Prompt.
Print only the lines from the top of the data through the line with "plt.rcParams['font.family'] = ['Liberation", both included, skipping every picture.

Data excerpt.
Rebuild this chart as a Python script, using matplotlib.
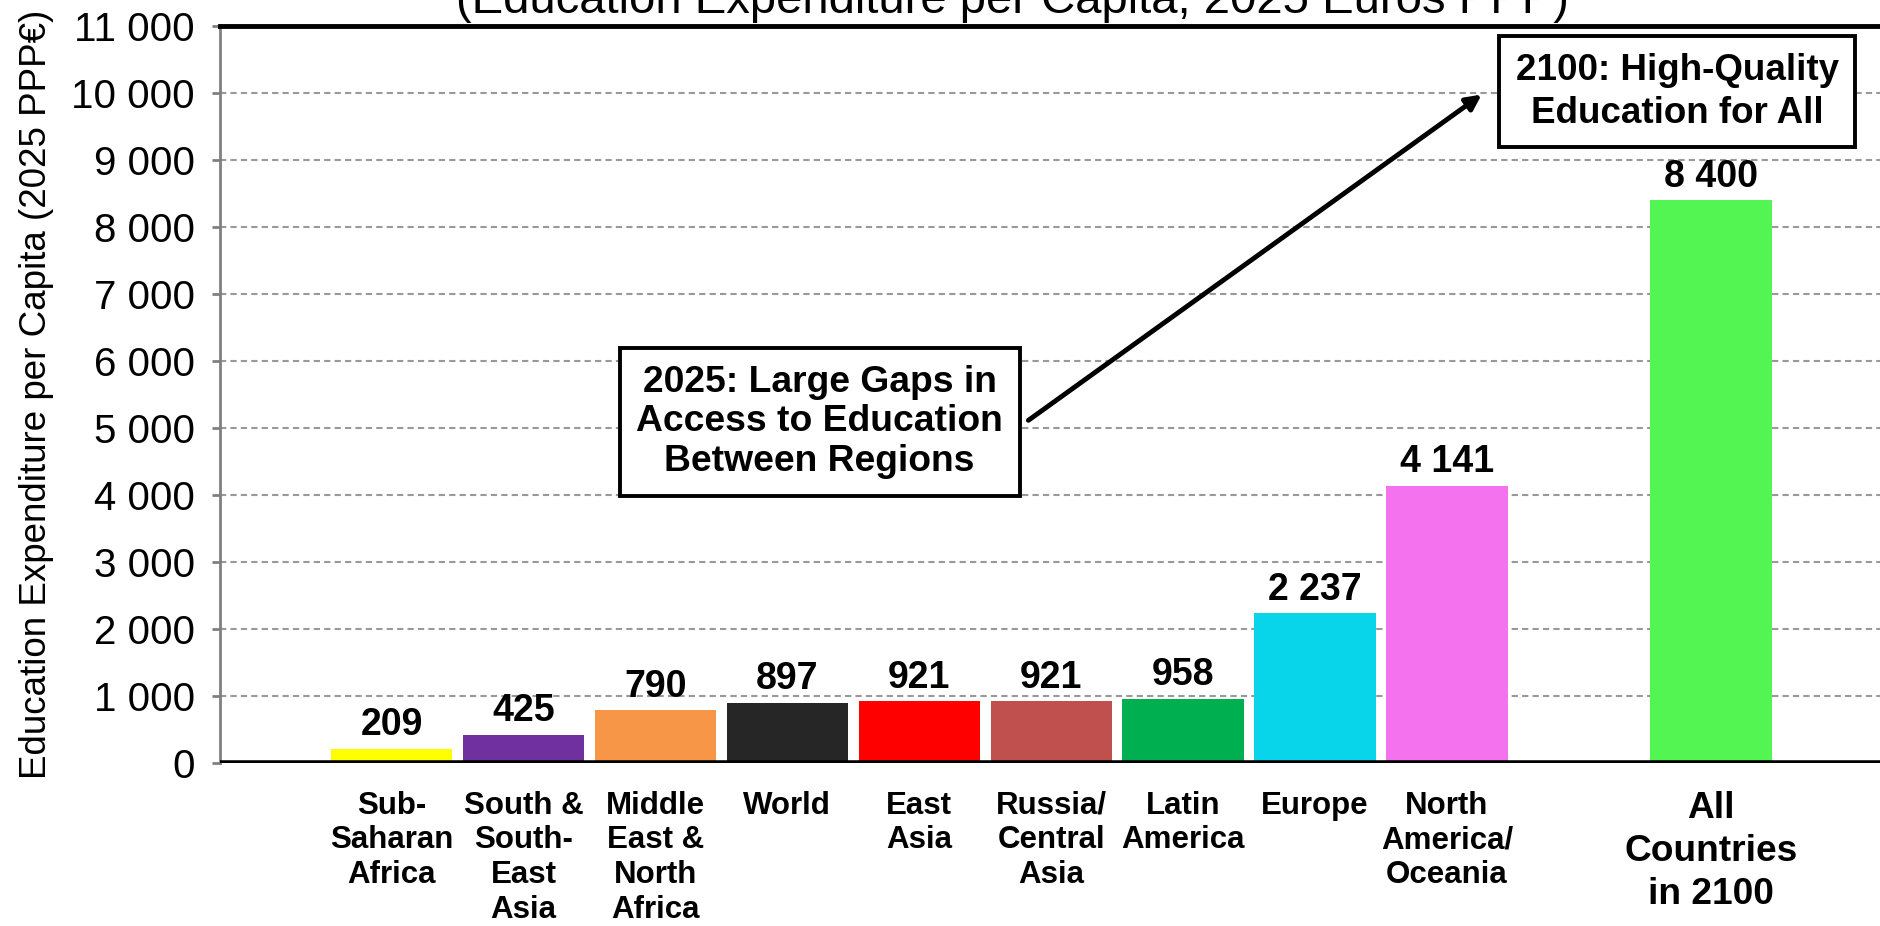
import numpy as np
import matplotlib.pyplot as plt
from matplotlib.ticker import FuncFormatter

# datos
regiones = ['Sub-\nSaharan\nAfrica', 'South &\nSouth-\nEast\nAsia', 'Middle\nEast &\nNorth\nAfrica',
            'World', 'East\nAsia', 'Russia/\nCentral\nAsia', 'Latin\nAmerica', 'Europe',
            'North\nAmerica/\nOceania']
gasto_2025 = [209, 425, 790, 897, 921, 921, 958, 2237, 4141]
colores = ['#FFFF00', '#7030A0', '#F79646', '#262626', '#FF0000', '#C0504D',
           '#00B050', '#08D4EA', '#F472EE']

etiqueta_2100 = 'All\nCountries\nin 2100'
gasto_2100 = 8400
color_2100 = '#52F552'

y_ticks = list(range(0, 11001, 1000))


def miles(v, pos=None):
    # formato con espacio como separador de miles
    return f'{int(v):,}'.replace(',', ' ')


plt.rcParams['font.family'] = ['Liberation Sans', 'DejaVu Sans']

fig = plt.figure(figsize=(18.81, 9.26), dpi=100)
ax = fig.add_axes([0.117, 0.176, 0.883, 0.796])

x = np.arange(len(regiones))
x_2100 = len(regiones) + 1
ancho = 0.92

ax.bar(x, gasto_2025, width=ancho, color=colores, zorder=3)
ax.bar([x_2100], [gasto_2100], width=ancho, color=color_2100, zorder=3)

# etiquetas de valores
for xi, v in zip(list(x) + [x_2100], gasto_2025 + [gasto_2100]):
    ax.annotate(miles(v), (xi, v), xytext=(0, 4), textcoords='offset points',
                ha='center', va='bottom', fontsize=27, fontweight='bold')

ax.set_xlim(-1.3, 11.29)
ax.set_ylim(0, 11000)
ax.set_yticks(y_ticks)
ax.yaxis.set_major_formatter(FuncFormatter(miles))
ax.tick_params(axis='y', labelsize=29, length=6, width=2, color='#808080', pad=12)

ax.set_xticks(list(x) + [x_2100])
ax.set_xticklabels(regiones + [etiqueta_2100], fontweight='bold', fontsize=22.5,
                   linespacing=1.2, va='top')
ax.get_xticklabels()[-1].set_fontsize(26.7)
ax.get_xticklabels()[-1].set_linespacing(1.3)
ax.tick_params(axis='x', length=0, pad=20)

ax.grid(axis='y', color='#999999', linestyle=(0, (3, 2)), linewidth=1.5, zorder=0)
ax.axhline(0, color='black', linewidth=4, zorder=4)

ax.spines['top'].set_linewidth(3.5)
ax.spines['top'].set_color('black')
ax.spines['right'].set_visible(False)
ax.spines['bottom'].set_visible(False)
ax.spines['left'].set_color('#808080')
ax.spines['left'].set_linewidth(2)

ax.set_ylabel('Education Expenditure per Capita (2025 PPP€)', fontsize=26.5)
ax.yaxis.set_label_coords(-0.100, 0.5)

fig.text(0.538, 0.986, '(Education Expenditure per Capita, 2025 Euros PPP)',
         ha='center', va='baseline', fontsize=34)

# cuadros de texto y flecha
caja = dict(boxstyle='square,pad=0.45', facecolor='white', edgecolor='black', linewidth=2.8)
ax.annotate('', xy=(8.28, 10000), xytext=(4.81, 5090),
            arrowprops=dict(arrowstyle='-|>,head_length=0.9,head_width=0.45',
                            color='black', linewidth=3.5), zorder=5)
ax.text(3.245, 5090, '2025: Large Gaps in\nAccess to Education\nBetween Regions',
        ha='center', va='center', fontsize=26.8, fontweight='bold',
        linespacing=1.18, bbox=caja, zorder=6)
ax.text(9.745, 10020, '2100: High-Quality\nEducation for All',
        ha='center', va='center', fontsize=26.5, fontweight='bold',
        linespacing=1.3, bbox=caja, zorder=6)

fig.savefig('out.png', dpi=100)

Finished task.
Rebuild this chart as a Python script, using matplotlib.
import numpy as np
import matplotlib.pyplot as plt
from matplotlib.ticker import FuncFormatter

# datos
regiones = ['Sub-\nSaharan\nAfrica', 'South &\nSouth-\nEast\nAsia', 'Middle\nEast &\nNorth\nAfrica',
            'World', 'East\nAsia', 'Russia/\nCentral\nAsia', 'Latin\nAmerica', 'Europe',
            'North\nAmerica/\nOceania']
gasto_2025 = [209, 425, 790, 897, 921, 921, 958, 2237, 4141]
colores = ['#FFFF00', '#7030A0', '#F79646', '#262626', '#FF0000', '#C0504D',
           '#00B050', '#08D4EA', '#F472EE']

etiqueta_2100 = 'All\nCountries\nin 2100'
gasto_2100 = 8400
color_2100 = '#52F552'

y_ticks = list(range(0, 11001, 1000))


def miles(v, pos=None):
    # formato con espacio como separador de miles
    return f'{int(v):,}'.replace(',', ' ')


plt.rcParams['font.family'] = ['Liberation Sans', 'DejaVu Sans']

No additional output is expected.